Nanotechnology, broadly defined as the study of matter at the atomic or molecular scale (1-100 nm), raises many potential issues for inventors seeking patent protection. This paper will explore the circumstances under which making something smaller is non-obvious, the multi-disciplinary challenges faced by the USPTO in examining these patent applications, and the policy implications of granting exclusive rights in a rapidly emerging field.

I. Obviousness in miniaturization – 35 U.S.C. §103

The miniaturization of an invention, standing alone, is unlikely patentable. In In re Rose, the US Court of Customs and Patent Appeal held that “differences in degree and/or size [are] not patentable distinctions” [1], suggesting that the mere scaling down of a claimed object is not sufficient to distinguish patentability over prior art. Recently, in In re Rinehart, the US Court of Appeals held that when the only difference between the prior art and the claims was a recitation of relative dimensions of the claimed device but the claims did not “exhibit qualitatively different phenomena” from the prior art, the claimed invention was not distinct from prior art [2]. However, as matter is reduced to the nano-scale, physical properties of materials often change drastically, giving rise to unexpected or previously unknown properties. For example, quantum dots – semiconductor nanostructures that have properties different from conventional-sized semiconductors – have remarkable properties based on quantum effects. Quantum dots, when excited with a beam of light, fluoresce with a narrow and symmetric emission spectrum that directly correlates with its crystal size, and can be fine-tuned to emit light at various wavelengths by altering the size of the core [3]. Thus, this invention is not merely a smaller version of the standard semiconductor. The new and improved properties that result when prior art is miniaturized may likely satisfy the “qualitatively different phenomena” necessary for finding non-obviousness.

While Gordon Moore, Intel co-founder, predicted that engineers would double the number of transistors on a chip every 18 months (Moore’s law), one might argue that nanotube transistors are obvious in the computing industry. 35 U.S.C. §103 restricts patents against inventions that “would have been obvious at the time the invention was made to a PHOSITA to which said subject matter pertains” [4]. Using the “teaching, suggestion, or motivation to combine” test, first mentioned by the Court of Appeals in In re Dembiczak, the non-obviousness analysis is squarely focused on the intellectual context at the time of the invention’s creation, and the miniaturization of existing macro-scale patented inventions will likely be deemed obvious if prior art describes with reasonable expectation of success a way to make the nano-scale version [5]. The creation of nano-scale structures often requires novel methods to overcome difficulties in manipulating miniscule molecules with bigger and bulkier instruments, as well as methods that deal with the tendency of molecules adhering to the manipulating apparatus.

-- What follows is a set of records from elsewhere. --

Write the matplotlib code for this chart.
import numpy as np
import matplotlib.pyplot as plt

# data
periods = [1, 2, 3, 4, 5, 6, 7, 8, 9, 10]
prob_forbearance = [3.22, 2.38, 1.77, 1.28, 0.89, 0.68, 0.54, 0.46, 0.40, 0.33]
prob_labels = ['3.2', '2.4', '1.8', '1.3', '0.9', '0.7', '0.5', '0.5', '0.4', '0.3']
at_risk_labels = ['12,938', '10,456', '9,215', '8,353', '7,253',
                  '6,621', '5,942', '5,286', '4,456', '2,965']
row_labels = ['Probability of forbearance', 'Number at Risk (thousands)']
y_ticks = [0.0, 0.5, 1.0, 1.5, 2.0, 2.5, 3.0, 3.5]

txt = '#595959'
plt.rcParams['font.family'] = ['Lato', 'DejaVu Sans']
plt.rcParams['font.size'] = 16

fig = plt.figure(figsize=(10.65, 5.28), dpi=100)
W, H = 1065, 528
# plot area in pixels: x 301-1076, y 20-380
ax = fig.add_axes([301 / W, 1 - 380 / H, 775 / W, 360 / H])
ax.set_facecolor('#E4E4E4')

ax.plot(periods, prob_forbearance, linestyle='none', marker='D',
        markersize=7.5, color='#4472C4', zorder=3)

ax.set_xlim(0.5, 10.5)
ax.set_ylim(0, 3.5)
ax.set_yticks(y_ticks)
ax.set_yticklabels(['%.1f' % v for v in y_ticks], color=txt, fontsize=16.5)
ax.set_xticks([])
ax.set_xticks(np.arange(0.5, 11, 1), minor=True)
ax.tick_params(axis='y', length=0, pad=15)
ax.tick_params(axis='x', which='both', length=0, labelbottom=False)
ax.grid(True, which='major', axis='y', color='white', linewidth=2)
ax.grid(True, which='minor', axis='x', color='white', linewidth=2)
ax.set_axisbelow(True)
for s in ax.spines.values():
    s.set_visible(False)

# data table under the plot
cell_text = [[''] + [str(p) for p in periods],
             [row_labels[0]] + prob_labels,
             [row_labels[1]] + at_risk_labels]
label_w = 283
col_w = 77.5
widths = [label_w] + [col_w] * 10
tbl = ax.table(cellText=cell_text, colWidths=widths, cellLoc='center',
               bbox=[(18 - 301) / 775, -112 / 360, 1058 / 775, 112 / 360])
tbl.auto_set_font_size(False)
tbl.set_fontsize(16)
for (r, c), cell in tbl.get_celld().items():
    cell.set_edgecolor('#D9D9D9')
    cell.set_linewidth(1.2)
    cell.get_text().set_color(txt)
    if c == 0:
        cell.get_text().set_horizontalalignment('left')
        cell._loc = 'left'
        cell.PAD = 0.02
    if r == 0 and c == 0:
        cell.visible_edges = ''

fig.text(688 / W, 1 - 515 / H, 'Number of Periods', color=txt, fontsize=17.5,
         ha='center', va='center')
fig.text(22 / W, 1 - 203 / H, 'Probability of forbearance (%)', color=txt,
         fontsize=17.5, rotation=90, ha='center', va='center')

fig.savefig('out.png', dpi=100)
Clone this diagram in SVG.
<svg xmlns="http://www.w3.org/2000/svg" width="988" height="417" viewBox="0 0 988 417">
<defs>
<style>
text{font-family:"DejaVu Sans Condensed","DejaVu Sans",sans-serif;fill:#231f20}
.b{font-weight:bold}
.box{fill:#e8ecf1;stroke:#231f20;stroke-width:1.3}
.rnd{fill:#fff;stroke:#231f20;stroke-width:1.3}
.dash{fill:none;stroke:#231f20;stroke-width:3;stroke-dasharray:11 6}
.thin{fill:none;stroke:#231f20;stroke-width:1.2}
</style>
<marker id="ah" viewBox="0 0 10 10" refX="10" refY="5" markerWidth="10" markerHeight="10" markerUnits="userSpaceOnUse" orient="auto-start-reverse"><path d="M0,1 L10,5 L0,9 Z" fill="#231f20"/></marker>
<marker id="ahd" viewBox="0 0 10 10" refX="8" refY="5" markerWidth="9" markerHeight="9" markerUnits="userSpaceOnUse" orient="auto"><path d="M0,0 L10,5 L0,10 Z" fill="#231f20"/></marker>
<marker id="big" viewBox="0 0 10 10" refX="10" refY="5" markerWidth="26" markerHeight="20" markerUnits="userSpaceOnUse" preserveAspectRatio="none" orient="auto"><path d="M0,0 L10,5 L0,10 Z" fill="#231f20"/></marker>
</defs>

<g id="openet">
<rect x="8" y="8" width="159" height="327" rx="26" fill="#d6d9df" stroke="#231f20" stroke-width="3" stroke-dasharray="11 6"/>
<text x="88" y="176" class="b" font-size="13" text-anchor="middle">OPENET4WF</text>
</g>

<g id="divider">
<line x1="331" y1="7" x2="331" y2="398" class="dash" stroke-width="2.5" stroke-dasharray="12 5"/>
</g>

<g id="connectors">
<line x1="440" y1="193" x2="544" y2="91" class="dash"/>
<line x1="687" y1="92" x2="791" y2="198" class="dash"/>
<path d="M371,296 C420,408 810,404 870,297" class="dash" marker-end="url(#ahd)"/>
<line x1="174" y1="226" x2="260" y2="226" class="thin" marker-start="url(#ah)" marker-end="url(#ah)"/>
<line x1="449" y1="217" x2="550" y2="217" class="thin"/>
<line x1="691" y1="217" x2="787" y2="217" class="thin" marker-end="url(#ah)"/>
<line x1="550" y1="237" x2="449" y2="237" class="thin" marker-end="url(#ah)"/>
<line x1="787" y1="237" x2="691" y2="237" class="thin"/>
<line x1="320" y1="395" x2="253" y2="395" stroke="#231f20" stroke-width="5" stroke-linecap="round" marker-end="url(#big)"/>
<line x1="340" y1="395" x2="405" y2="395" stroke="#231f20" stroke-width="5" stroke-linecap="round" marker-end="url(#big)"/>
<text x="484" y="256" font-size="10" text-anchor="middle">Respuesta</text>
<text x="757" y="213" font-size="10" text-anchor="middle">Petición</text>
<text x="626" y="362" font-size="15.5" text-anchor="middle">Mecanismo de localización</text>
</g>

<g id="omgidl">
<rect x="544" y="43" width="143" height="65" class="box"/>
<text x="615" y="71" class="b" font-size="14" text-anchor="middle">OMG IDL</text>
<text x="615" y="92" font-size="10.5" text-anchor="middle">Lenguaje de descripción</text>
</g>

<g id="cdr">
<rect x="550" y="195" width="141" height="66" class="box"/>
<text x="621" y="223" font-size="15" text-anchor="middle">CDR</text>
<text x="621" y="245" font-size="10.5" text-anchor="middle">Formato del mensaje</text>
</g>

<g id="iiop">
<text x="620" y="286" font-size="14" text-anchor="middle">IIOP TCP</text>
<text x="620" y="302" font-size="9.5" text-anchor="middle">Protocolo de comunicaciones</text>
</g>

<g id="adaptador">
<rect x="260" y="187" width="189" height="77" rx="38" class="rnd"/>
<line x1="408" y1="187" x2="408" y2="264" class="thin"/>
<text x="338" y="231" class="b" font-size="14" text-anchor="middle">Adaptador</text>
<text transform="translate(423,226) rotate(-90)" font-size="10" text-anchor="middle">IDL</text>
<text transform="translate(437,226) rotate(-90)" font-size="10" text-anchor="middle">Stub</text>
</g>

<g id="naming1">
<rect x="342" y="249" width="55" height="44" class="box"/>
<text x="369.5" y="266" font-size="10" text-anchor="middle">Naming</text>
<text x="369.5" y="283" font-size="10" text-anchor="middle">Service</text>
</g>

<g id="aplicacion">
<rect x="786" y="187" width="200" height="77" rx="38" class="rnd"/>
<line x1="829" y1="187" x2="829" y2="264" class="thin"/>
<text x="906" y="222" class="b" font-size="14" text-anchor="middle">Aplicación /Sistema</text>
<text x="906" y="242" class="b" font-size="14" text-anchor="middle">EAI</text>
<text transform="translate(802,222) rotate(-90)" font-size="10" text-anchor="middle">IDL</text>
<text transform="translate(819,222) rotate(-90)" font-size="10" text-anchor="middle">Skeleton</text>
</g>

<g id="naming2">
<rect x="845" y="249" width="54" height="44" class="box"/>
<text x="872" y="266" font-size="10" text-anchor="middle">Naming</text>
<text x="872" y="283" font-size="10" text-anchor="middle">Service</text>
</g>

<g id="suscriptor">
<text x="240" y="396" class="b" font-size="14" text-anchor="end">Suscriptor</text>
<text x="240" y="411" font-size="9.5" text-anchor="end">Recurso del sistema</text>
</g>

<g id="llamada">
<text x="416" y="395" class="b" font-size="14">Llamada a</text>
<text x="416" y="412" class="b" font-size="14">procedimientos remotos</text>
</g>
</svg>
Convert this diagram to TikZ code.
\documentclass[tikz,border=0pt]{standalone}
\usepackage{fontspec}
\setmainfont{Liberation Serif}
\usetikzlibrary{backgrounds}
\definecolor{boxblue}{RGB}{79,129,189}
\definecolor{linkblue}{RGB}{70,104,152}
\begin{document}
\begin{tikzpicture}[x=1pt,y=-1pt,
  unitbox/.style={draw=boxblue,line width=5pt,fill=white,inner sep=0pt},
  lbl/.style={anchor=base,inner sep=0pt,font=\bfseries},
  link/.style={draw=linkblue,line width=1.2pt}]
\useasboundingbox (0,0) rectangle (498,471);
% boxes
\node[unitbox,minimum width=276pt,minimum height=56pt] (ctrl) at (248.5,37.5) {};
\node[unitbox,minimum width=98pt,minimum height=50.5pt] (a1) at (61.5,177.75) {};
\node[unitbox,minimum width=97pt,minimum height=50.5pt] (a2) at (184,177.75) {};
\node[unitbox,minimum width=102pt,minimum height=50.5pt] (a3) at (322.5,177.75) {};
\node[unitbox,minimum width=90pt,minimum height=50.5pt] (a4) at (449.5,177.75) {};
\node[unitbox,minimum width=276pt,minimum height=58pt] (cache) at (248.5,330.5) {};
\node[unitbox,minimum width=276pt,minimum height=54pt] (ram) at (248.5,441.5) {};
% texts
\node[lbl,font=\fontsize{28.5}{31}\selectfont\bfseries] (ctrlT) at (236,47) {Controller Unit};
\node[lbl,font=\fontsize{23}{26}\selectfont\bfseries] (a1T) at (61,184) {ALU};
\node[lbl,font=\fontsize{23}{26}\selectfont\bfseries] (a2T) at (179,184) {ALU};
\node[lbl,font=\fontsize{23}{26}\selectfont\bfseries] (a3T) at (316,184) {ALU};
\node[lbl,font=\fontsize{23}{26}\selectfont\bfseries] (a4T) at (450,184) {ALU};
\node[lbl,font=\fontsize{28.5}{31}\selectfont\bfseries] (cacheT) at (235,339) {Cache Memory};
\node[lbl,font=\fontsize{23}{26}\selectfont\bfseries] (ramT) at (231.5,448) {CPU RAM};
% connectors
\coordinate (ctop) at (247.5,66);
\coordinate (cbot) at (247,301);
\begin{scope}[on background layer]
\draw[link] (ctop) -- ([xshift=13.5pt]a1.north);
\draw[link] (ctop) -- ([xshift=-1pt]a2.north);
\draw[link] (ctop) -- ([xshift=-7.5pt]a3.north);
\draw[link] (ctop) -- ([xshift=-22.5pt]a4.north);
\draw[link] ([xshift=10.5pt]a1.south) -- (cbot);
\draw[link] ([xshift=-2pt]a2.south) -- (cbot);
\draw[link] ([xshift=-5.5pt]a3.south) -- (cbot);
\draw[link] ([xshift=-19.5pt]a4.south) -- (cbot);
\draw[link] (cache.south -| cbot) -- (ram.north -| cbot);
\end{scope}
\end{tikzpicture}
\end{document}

Furthermore, nano-scale structures can also be built by self-assembly, which involves the design of molecules that aggregate into the desired structure. Therefore, if nothing has been put forth publicly to teach, suggest or provide a motive for overcoming some of these fundamental hurdles, the requirement for non-obviousness is likely met with a proposal of an enablement method for the nano-scale invention.

The use of the TSM test is at the heart of the recently argued Supreme Court case, KSR International Co. v. Teleflex Inc., in which the petitioner is urging the Court to abandon the TSM test [6]. If the Supreme Court were to follow this recommendation, the inquiry would likely be focused on whether the claimed invention manifests the extraordinary level of innovation beyond the capabilities of a PHOSITA to warrant the award of a patent [7]. Abandoning the TSM test will take away some certainty and definiteness in determining obviousness for nanotechnology inventors. Some scholars have proposed the “reverse doctrine of equivalents” as an alternative legal doctrine to assessing the non-obviousness requirement [8]. Applying the two-prong test articulated in Texas Instruments, (1) the nano-scale device must have literally infringed the original inventor’s patent claims whereby the language of the claim “reads directly, unequivocally, and word-for-word” on the accused device, and (2) the nano-scale device must be “sufficiently different” from the macro-scale device [9]. Under the first prong, a broad patent without reference to scale might likely lead to infringement by the nano-scale invention if it performs the same function as the macro-scale counterpart. However, under the second prong, the inventor of the nano-scale device would emphasize the unique chemical and physical properties at the nano-scale. In the quantum dots example, the unique properties would be the quantum mechanical effects that were not seen in the macro-scale semiconductors. Thus, the reverse doctrine of equivalents might provide a possible legal framework to give inventors in the nanotechnology industry incentive to develop, while preventing literal infringement of already existing patents.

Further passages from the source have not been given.